Apr 16, 2026 07:51 UTC
DX, CL=F, CNY
Long term

Financial institutions are divided on whether the U.S. dollar's hegemony is facing a structural decline or remains irreplaceable. The debate centers on the role of oil pricing and the geopolitical fallout from conflict in Iran.

  • Deutsche Bank predicts erosion of petrodollar dominance via the 'petroyuan'
  • Franklin Templeton argues USD liquidity and legal frameworks make it irreplaceable
  • USD reserves have dropped from >70% in 1999 to >50% currently
  • China's current share of global reserves stands at 3%
  • U.S. fiscal credibility and political instability are cited as long-term risks

The long-standing dominance of the U.S. dollar as the world's primary reserve currency has become a focal point of contention among global strategists, sparked by shifting geopolitical dynamics and the emergence of alternative pricing mechanisms for crude oil.

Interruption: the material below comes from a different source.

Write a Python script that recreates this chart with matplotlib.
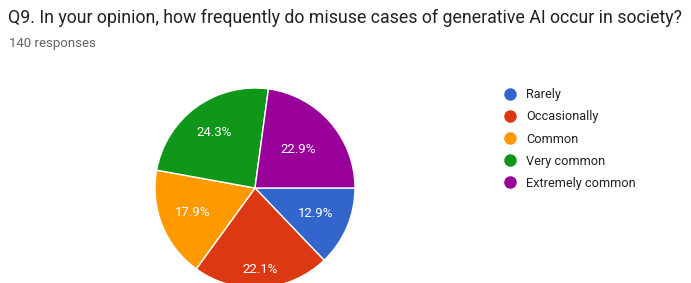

While the greenback experienced a volatile 2025—including a nearly 10% decline against major currencies—the ongoing conflict in Iran has served as a catalyst for discussions regarding 'de-dollarization' and the potential rise of a 'petroyuan.' Deutsche Bank strategist Mallika Sachdeva suggests that the erosion of the petrodollar system is underway, citing a strained U.S. security umbrella in the Gulf as a primary driver of fading confidence. Conversely, Franklin Templeton's Sonal Desai argues that the dollar's strength is rooted in the depth and liquidity of U.S. capital markets and a robust legal framework, rather than mere geopolitical policing. Desai contends that building the necessary infrastructure for a credible replacement would take decades, not years. Historical data underscores a gradual shift, with the proportion of dollar reserves falling from over 70% in 1999 to just over 50% today. Despite the growth of the renminbi and euro, critics of the 'petroyuan' theory point out that China's share of global central bank reserves remains small at 3%, with closed capital markets hindering its ability to replace the USD. Analysts from Brown Brothers Harriman suggest a middle ground: the dollar may face a structural downtrend due to fading fiscal credibility and political instability. This could lead to a scenario where the currency's reserve status is gradually eroded and weakened, but not entirely eliminated or replaced by a single alternative.